Mary Fessenden is the director of Cornell Cinema. In “The Vanishing” a man’s wife disappears at a highway stop and he becomes obsessed with finding out what happened to her. Be careful what you wish for…
IT: We’re here to talk about “The Vanishing.”
Mary Fessenden
MF: Yes. I was reminded of this film just recently because Bob Proehl actually posted on Facebook asking for recommendations for horror films. And my friend Cathy Crane, who is a filmmaker and teaches films, actually commented on “The Vanishing,” and I was like, “Oh, yeah, ‘The Vanishing.’” That is certainly one of the creepiest films I have ever seen. Have you seen it?
IT: I did, and I also saw the 1993 “Love Conquers All” American remake, which was also directed by George Sluzier.
MF: Oh, that American remake, I never saw [it]. Who was even in it?
IT: Jeff Bridges, Kiefer Sutherland, Nancy Travis and Sandra Bullock.
MF: Oh, wow! That cast sounds surprising to me. Sandra Bullock. Wow.
IT: Jeff Bridges played the bad guy.
MF: And Kiefer Sutherland was the husband.
IT: You must have shown it at Cornell. That might have been how I saw it.
MF: Yeah, yeah. It came out in 1988, and we probably would have shown it shortly after that. Late ‘80s. I’ve just seen it once because it was just too creepy to see ever again. I don’t necessarily like the experience of being completely freaked out [laughs] by a movie, so I don’t necessarily seek out a lot of films like that, but this one I did see, and was truly horrified at the end of it, when you find out what had happened.
IT: And the villain is so anonymous. He’s just this schlub. He’s not Kevin Spacey in “Se7en,” it’s a different thing.
From “The Vanishing.”
MF: Yeah, that’s surprising, the cat and mouse between him and the partner who has been left behind. He just becomes so obsessed, it just takes over everything. It doesn’t even necessarily matter that he would find his partner. It became so much more about his obsession about just what happened. That was very interesting to me. Just talking to you, it’s bringing it all back, and it’s just like, oh, boy. Movies like that can tap into something that on a personal level that you are personally frightened by or freaked out by. Any movie that involves rats would just make my skin absolutely crawl. For somebody else, it would be snakes. This one really got to me, and I’m sure I had a hard time sleeping that night.
Peter Bakija — “Night of the Living Dead”
Peter Bakija teaches high school and hosts “Burning Airlines” on WRFI. In “Night of the Living Dead” (1968), co-written, photographed, edited and directed by George A. Romero, Duane Jones and Judith O’Dea lead a cast of seven people trapped in a farmhouse surrounded by a growing crowd of cannibalistic ghouls.
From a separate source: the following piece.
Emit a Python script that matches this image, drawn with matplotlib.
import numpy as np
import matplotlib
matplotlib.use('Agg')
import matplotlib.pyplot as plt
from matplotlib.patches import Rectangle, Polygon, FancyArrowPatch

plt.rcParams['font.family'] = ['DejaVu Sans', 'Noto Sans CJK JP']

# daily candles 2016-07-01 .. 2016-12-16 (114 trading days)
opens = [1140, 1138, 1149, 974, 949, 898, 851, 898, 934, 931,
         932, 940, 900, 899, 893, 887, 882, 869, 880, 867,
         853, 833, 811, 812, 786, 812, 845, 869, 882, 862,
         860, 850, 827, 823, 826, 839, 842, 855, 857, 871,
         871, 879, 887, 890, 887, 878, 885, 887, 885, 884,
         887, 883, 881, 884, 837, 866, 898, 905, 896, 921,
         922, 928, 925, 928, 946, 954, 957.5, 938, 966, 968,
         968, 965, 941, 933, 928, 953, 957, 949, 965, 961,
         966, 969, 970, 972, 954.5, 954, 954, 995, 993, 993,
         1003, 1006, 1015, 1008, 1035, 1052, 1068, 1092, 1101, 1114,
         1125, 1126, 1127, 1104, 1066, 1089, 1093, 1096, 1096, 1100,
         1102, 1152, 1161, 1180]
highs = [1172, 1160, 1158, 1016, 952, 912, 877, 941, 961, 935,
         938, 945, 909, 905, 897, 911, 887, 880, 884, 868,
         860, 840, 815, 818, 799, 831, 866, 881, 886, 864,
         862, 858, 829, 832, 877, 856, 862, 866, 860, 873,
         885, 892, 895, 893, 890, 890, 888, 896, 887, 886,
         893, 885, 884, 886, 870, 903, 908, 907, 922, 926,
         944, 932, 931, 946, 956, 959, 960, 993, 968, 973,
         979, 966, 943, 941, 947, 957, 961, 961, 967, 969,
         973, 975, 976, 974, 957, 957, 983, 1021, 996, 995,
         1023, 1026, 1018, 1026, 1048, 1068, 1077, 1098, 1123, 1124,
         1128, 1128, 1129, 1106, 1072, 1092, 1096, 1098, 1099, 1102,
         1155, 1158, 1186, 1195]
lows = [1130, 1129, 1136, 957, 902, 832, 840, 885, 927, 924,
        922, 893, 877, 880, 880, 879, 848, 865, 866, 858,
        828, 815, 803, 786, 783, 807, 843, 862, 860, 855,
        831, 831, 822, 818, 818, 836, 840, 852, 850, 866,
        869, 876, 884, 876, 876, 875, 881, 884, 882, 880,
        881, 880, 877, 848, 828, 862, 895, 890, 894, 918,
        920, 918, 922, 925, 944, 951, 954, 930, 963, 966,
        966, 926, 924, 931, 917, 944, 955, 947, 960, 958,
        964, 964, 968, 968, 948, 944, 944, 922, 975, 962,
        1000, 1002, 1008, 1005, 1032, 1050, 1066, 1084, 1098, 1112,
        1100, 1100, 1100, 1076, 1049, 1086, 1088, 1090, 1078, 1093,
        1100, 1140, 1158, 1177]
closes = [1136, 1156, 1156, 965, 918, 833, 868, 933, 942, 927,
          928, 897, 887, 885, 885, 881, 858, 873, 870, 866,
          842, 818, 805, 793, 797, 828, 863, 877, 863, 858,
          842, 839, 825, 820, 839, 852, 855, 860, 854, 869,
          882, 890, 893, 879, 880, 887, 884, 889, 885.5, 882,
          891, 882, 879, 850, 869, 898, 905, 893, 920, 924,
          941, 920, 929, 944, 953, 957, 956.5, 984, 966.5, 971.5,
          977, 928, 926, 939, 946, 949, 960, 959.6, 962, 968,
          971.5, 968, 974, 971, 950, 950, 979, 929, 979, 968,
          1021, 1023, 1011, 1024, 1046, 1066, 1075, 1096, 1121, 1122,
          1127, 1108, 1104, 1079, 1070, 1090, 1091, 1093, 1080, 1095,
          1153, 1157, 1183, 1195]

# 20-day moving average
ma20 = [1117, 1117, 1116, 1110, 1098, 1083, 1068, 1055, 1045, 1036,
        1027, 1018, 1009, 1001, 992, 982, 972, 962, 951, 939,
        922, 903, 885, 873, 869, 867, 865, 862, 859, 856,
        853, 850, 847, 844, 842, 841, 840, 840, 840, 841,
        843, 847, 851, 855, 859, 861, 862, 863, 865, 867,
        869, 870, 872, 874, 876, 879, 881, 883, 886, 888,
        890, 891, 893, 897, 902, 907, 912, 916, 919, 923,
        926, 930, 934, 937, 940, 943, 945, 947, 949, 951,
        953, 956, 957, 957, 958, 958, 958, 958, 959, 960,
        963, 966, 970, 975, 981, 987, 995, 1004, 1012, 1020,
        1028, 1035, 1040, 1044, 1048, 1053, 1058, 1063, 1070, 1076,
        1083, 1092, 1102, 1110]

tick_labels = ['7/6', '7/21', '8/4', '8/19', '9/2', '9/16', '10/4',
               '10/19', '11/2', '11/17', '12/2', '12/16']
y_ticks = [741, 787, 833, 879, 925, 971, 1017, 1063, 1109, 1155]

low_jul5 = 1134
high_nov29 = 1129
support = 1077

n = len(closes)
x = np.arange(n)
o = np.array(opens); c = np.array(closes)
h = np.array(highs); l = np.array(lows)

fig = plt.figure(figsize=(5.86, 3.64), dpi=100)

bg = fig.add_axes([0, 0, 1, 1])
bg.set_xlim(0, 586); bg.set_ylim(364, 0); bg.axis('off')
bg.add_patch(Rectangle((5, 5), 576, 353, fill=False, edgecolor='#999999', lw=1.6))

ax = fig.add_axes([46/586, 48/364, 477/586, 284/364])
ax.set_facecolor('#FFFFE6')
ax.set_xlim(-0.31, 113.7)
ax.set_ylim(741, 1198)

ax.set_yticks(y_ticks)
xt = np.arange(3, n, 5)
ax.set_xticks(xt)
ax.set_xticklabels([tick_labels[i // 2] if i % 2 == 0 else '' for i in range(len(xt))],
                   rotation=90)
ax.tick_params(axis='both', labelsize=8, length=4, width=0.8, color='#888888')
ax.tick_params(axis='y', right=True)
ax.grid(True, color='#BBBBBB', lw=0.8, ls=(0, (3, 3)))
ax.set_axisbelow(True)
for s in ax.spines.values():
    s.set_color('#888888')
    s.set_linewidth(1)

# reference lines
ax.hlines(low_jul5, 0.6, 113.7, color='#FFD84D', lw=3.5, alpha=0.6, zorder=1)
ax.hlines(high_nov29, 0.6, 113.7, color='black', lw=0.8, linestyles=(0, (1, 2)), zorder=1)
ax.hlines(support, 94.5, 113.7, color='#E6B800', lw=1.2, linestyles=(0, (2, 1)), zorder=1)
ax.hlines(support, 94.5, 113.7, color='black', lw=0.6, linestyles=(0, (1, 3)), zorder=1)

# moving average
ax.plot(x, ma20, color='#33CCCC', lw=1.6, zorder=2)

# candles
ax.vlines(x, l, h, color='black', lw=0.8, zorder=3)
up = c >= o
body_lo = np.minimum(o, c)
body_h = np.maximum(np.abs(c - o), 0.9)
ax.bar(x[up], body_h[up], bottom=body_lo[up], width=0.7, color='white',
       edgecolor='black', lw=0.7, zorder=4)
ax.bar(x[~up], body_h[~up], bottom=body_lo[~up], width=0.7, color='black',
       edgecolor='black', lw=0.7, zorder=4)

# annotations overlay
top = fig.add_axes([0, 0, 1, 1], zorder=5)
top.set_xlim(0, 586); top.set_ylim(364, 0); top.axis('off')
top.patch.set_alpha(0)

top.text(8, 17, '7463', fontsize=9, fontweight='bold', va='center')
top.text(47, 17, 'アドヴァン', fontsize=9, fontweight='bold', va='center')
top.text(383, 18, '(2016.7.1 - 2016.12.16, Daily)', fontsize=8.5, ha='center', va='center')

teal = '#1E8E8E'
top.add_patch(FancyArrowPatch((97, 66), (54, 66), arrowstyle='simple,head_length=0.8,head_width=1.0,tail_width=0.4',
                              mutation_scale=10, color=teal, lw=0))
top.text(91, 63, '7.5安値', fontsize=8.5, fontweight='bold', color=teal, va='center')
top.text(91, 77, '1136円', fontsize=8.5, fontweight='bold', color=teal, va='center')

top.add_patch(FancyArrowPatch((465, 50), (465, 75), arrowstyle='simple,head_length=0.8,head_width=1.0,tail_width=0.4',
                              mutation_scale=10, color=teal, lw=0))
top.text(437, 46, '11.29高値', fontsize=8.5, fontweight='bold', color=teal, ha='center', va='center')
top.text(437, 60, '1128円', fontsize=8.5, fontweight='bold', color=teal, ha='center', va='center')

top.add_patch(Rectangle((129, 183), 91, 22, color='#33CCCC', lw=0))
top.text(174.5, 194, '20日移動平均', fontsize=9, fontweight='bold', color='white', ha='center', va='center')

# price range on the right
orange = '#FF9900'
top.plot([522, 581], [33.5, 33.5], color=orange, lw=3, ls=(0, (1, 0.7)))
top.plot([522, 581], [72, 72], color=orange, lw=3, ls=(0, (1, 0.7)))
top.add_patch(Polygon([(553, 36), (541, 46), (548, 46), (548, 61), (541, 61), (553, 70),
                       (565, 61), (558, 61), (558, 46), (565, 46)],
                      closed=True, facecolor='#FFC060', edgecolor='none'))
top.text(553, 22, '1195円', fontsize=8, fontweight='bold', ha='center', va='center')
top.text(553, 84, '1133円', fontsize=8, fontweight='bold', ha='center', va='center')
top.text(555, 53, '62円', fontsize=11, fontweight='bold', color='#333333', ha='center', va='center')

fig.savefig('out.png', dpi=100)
Warning: SPOILERS.
IT: You picked “Night of the Living Dead.” Why?
PB: “Night of the Living Dead” is one of my favorite movies of all time. It’s a perfectly structured film. It is a perfectly envisioned film. It invents a whole genre, and everything that they established in the 1968 “NOTLD” still holds today for all zombie cinema. The basic premise of all zombie cinema is that the zombies are never the enemy. They’re like a natural disaster, a force of nature. It’s always us that is the real enemy. The zombies don’t care about us, they just wanna eat brains and walk forward and stumble over things. Inevitably it goes terribly because the human survivors all inevitably turn on each other. It’s also a perfect example of a “Spam in a Can” movie, where everyone’s trapped in one location, one place, and they’re all trying to survive. What counts as that kind of “Assault on Precinct 13” (1976) movie? A buddy of mine once suggested that the first one of those might have been “Stagecoach” (1939).
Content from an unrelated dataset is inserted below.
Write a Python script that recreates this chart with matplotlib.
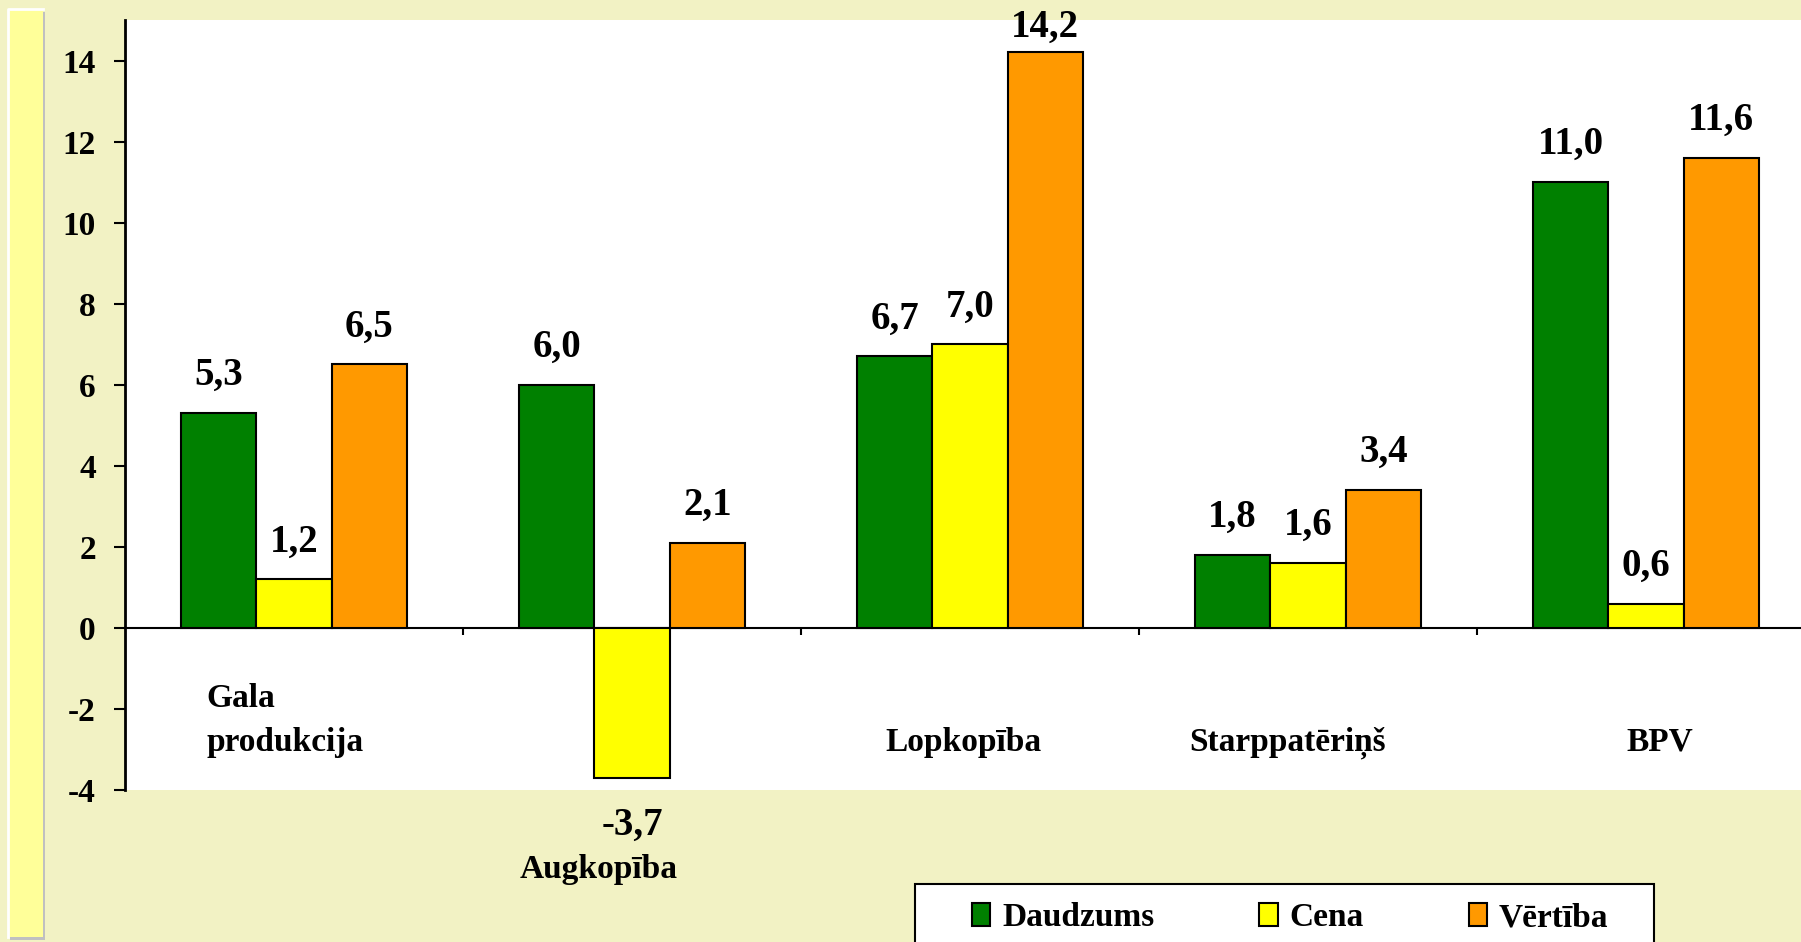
import matplotlib
matplotlib.use('Agg')
import numpy as np
import matplotlib.pyplot as plt
from matplotlib.patches import Rectangle

categories = ["Gala\nprodukcija", "Augkopība", "Lopkopība", "Starppatēriņš", "BPV"]
series = ["Daudzums", "Cena", "Vērtība"]
daudzums = [5.3, 6.0, 6.7, 1.8, 11.0]
cena = [1.2, -3.7, 7.0, 1.6, 0.6]
vertiba = [6.5, 2.1, 14.2, 3.4, 11.6]
yticks = [-4, -2, 0, 2, 4, 6, 8, 10, 12, 14]
colors = ["#008000", "#FFFF00", "#FF9900"]

plt.rcParams['font.family'] = ['Liberation Serif', 'DejaVu Serif']
plt.rcParams['font.weight'] = 'bold'
plt.rcParams['axes.unicode_minus'] = False

W, H = 1801, 942
fig = plt.figure(figsize=(W / 100, H / 100), dpi=100)
fig.patch.set_facecolor('#F2F2C4')

# yellow strip on the left with white edge and grey shadow
fig.patches.append(Rectangle((10 / W, 1 - 940 / H), 35 / W, 928 / H, transform=fig.transFigure,
                             facecolor='#C0C0C0', edgecolor='none', zorder=0))
fig.patches.append(Rectangle((8 / W, 1 - 937 / H), 35 / W, 927 / H, transform=fig.transFigure,
                             facecolor='#FFFF99', edgecolor='none', zorder=1))
fig.lines.append(plt.Line2D([8 / W, 8 / W, 43 / W], [1 - 937 / H, 1 - 9 / H, 1 - 9 / H],
                            transform=fig.transFigure, color='white', lw=2, zorder=2))

ax = fig.add_axes([125 / W, 1 - 790 / H, 1690 / W, 770 / H])
ax.set_facecolor('white')

x = np.arange(len(categories)) + 0.5
w = 0.223
for i, (name, vals) in enumerate(zip(series, [daudzums, cena, vertiba])):
    bars = ax.bar(x + (i - 1) * w, vals, w, color=colors[i], edgecolor='black',
                  linewidth=1.5, label=name, zorder=3)
    for b, v in zip(bars, vals):
        txt = f"{v:.1f}".replace('.', ',')
        if v < 0:
            off = -41
        elif v > 14:
            off = 11.5   # squeezed under the top of the plot area
        else:
            off = 20
        ax.annotate(txt, (b.get_x() + b.get_width() / 2, v), xytext=(0, off),
                    textcoords='offset points', ha='center', va='baseline',
                    fontsize=28, fontweight='bold', annotation_clip=False)

ax.set_xlim(0, 5)
ax.set_ylim(-4, 15)
ax.set_yticks(yticks)
ax.set_yticklabels([str(t) for t in yticks])
ax.tick_params(axis='y', labelsize=24, length=8, width=1.5, pad=13)
ax.set_xticks([1, 2, 3, 4])
ax.set_xticklabels([])
ax.tick_params(axis='x', length=5, width=1.5, direction='out')
ax.spines['bottom'].set_position(('data', 0))
ax.spines['bottom'].set_linewidth(1.5)
ax.spines['left'].set_linewidth(2)
ax.spines['top'].set_visible(False)
ax.spines['right'].set_visible(False)

# category labels, placed as in the original
label_x = [0.474, 1.40, 2.48, 3.44, 4.54]
label_y = [-3.03, -6.18, -3.03, -3.03, -3.03]
for xl, cat, yl in zip(label_x, categories, label_y):
    ax.text(xl, yl, cat, ha='center', va='baseline', multialignment='left',
            fontsize=24, fontweight='bold', linespacing=1.53, clip_on=False)

# legend box running off the bottom
fig.patches.append(Rectangle((915 / W, -0.05), 739 / W, 0.05 + 1 - 884 / H,
                             transform=fig.transFigure, facecolor='white',
                             edgecolor='black', lw=1.5, zorder=2))
leg = fig.legend(loc='center left', bbox_to_anchor=(972 / W, 1 - 918 / H), ncol=3,
                 frameon=False, fontsize=24, handlelength=0.55, handleheight=0.67,
                 handletextpad=0.35, columnspacing=3.15, borderpad=0, borderaxespad=0)
leg.set_zorder(5)

fig.savefig('out.png', dpi=100, facecolor=fig.get_facecolor())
IT: There’s also “Lifeboat” (1944).
Peter Bakija
PB: It’s a common theme in films: people stuck in one place, and things outside coming to get them.
IT: I just wrote about “Chopping Mall” (1986).
PB: Oh, yeah! [laughs] There you go! [laughs] “NOTLD” invents a genre, and is a really good example of an entire other genre. And then it’s got this sort of 1968 race relation situation where our lead hero is an African-American man, and spoiler, he survives the zombie assault, and at the end, he’s killed by cops.
IT: White cops.
PB: White cops, exactly. He’s killed by white cops, having survived the night battling zombies and the people inside the house, and he’s the only one who makes it out alive, and then he’s killed by the white cops who are willy-nilly shooting at anything that’s moving at that point. At the time it was very pointy, and now it’s very pointy. It’s a very pointy film.